The machine uses a ‘grbl’ controller, which has an Arduino-based circuit that includes multiple outputs, including a powerful 24V pwm signal that is generally used to drive a 60-80W spindle motor.
Replacing that motor in this case is a brushless dc motor with its own three-phase drive box that can be controlled with a 5V pwm waveform or a 0-5V analogue voltage – It has its own 0V and 5V outputs which, due to long leads and high currents, are only loosely related to the 0V and 5V on the Arduino.
Opto-isolation is the obvious answer (until TI’s non-opto-isolators are easier to get) to remove ground voltage variations, and that got me thinking about adding a few components to the input side of an opto-isolator to make it suitable for all of a grbl controllers output pwms, and useful in many other situations.
In general, the many commercially-available grbl controller boards have:
- Two-pin 24V + 0V multi-amp pwm output for directly driving a brushed dc motor
- Two pin 12V + 0V multi-amp pwm for directly driving a laser module
- Three pin 12Vdc (multi-amp) + 0V + 5V logic signal for driving other laser modules
- Possibly a direct 5V pwm signal from the ATmega MCU output (that can provide >16mA)
The circuit on the left can interface with any one of those, plus any 5V logic signal if a dc voltage of 5, 12 or 24V is also available.
16mA has been chosen for the led current to match the drive needs of a 6N135 opto-coupler – a fast (nominally 1Mbit/s 2MHz) device with equal rise and fall times if the right output resistor and voltage are chosen.

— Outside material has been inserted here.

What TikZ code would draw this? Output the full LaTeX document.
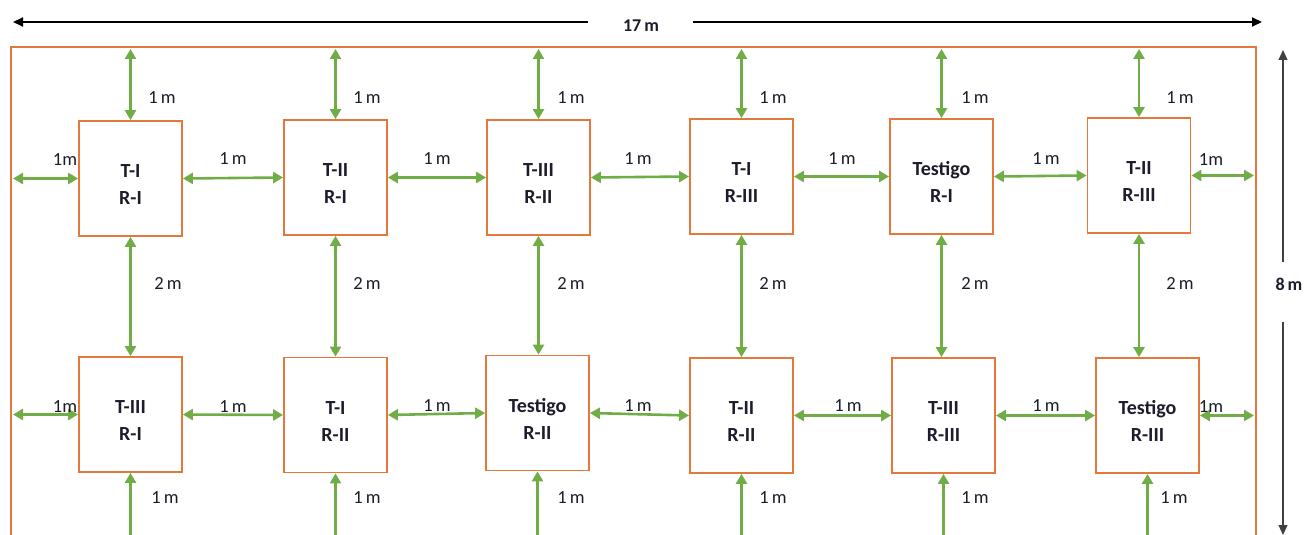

In many cases, a slower and lower-current opto-coupler would be fine, but this design is intended to maintain timing precision over a wide range of input frequencies to make it useful in more situations.
To use it for any 5V, 12V or 24V PWM signal that can provide at least 16mA, connect between the appropriate input and Common One (ignore Common Two and Logic PWM).

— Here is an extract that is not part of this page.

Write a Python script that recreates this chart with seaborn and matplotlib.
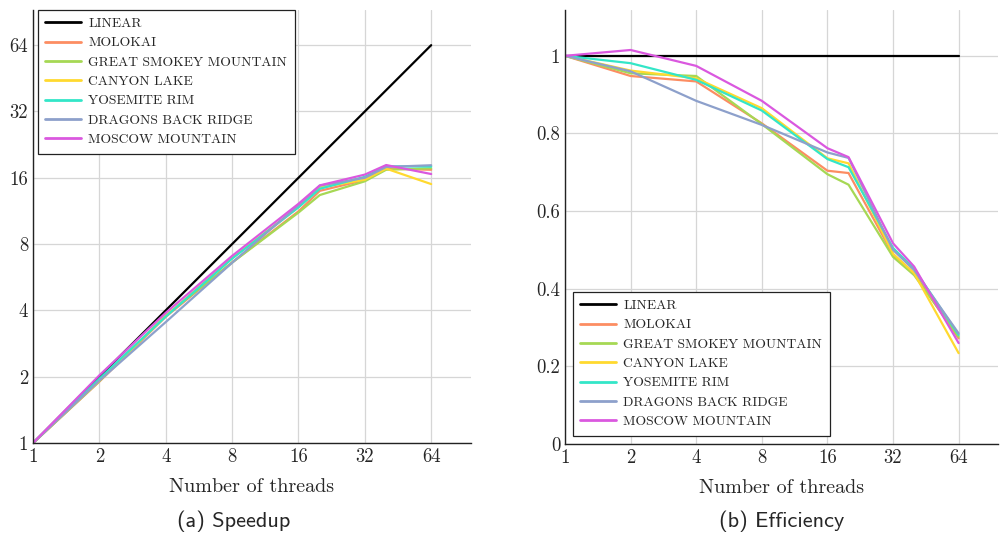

To use with a logic pwm signal (any logic voltage matching the mosfet) you also need a power rail of 5, 12 or 24Vdc that shares a common with the logic.
Connect the power rail between the appropriate voltage input and Common Two, and connect the logic signal between Logic PWM and Common Two (ignore Common One).
Notes:
- Resistor are doubled in some places to get the current (obsessively!) correct, and share power dissipation – the 1k5 resistors might have to deal with ~100mW each, the 220R around 60mW and the 180R around 50mW.
- The 1N4148 adds a measure of reverse polarity protection – the 6N135 led is rated to withstand 5V reverse polarity.
- The 1M resistor is to hold the mosfet off when the gate is open-circuit – to reduce the chances of the spindle motor leaping into life due to 50Hz pick-up if the gate is not connected, for example. Safety note for the unwary: Electric motors can be dangerous, and means must be provided to prevent them springing into life unexpectedly. This circuit does not provide such protection.
- When using the mosfet, an interference-suppression capacitor might be useful between Common Two and whichever dc rail input is being used.